Wherever "matplotlib" appears in a line, copy that line.

■ **PROVIDED MATERIAL**
>>>>
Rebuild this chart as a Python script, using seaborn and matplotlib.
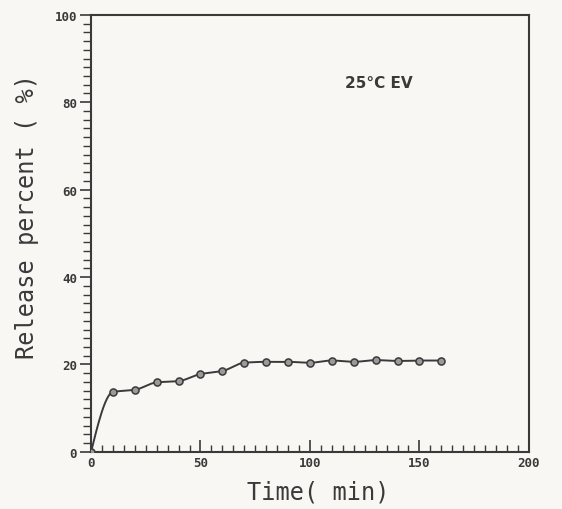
import numpy as np
import pandas as pd
import matplotlib
matplotlib.use("Agg")
import matplotlib.pyplot as plt
from matplotlib.ticker import MultipleLocator
import seaborn as sns

# Release profile at 25 °C (EV)
time_min = [0, 10, 20, 30, 40, 50, 60, 70, 80, 90, 100, 110, 120, 130, 140, 150, 160]
release_pct = [0.0, 13.7, 14.2, 15.9, 16.2, 17.8, 18.5, 20.4, 20.6, 20.6, 20.4, 20.9, 20.6, 21.0, 20.8, 20.9, 20.9]
x_ticks = [0, 50, 100, 150, 200]
y_ticks = [0, 20, 40, 60, 80, 100]

df = pd.DataFrame({"time": time_min, "release": release_pct})


def pchip(x, y, xs):
    """Monotone cubic (Fritsch-Carlson) curve through the measured points."""
    x = np.asarray(x, float)
    y = np.asarray(y, float)
    h = np.diff(x)
    d = np.diff(y) / h
    m = np.zeros_like(y)
    for k in range(1, len(y) - 1):
        if d[k - 1] * d[k] > 0:
            w1 = 2 * h[k] + h[k - 1]
            w2 = h[k] + 2 * h[k - 1]
            m[k] = (w1 + w2) / (w1 / d[k - 1] + w2 / d[k])
    m[0] = ((2 * h[0] + h[1]) * d[0] - h[0] * d[1]) / (h[0] + h[1])
    if np.sign(m[0]) != np.sign(d[0]):
        m[0] = 0
    m[-1] = d[-1]
    idx = np.clip(np.searchsorted(x, xs) - 1, 0, len(h) - 1)
    t = (xs - x[idx]) / h[idx]
    h00 = 2 * t**3 - 3 * t**2 + 1
    h10 = t**3 - 2 * t**2 + t
    h01 = -2 * t**3 + 3 * t**2
    h11 = t**3 - t**2
    return h00 * y[idx] + h10 * h[idx] * m[idx] + h01 * y[idx + 1] + h11 * h[idx] * m[idx + 1]


sns.set_theme(style="ticks")
plt.rcParams["font.family"] = ["DejaVu Sans Mono", "DejaVu Sans"]

bg = "#f8f7f4"
ink = "#3a3a3a"

fig = plt.figure(figsize=(5.62, 5.10), dpi=100, facecolor=bg)
ax = fig.add_axes([0.162, 0.112, 0.779, 0.857])
ax.set_facecolor(bg)

xs = np.linspace(time_min[0], time_min[-1], 400)
smooth = pd.DataFrame({"time": xs, "release": pchip(time_min, release_pct, xs)})
sns.lineplot(data=smooth, x="time", y="release", ax=ax, color=ink, linewidth=1.4)
sns.scatterplot(data=df, x="time", y="release", ax=ax, s=26, color="#9a9a9a",
                edgecolor=ink, linewidth=1.1, zorder=3)

ax.set_xlim(0, 200)
ax.set_ylim(0, 100)
ax.set_xticks(x_ticks)
ax.set_yticks(y_ticks)
ax.xaxis.set_minor_locator(MultipleLocator(5))
ax.yaxis.set_minor_locator(MultipleLocator(2))

ax.tick_params(axis="x", which="major", direction="in", length=9, width=1.2,
               colors=ink, labelsize=9, pad=3)
ax.tick_params(axis="x", which="minor", direction="in", length=5, width=1.0, colors=ink)
ax.tick_params(axis="y", which="major", direction="out", length=8, width=1.2,
               colors=ink, labelsize=9, pad=2)
ax.tick_params(axis="y", which="minor", direction="out", length=6, width=1.0, colors=ink)
for lab in ax.get_xticklabels() + ax.get_yticklabels():
    lab.set_fontweight("bold")

for side in ["left", "bottom", "top", "right"]:
    ax.spines[side].set_visible(True)
    ax.spines[side].set_color(ink)
    ax.spines[side].set_linewidth(1.5)

ax.set_xlabel("Time( min)", fontsize=17, color=ink, labelpad=0)
ax.set_ylabel("Release percent ( %)", fontsize=17, color=ink)
ax.yaxis.set_label_coords(-0.118, 0.54)
ax.xaxis.set_label_coords(0.52, -0.063)

ax.text(116, 84.5, "25\u00b0C EV", fontsize=11, fontweight="bold", color=ink,
        family="DejaVu Sans", va="center", ha="left")

fig.savefig("out.png", dpi=100, facecolor=bg)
<<<<
■ **COMPLETE RESPONSE**
Rebuild this chart as a Python script, using seaborn and matplotlib.
import matplotlib
matplotlib.use("Agg")
import matplotlib.pyplot as plt
from matplotlib.ticker import MultipleLocator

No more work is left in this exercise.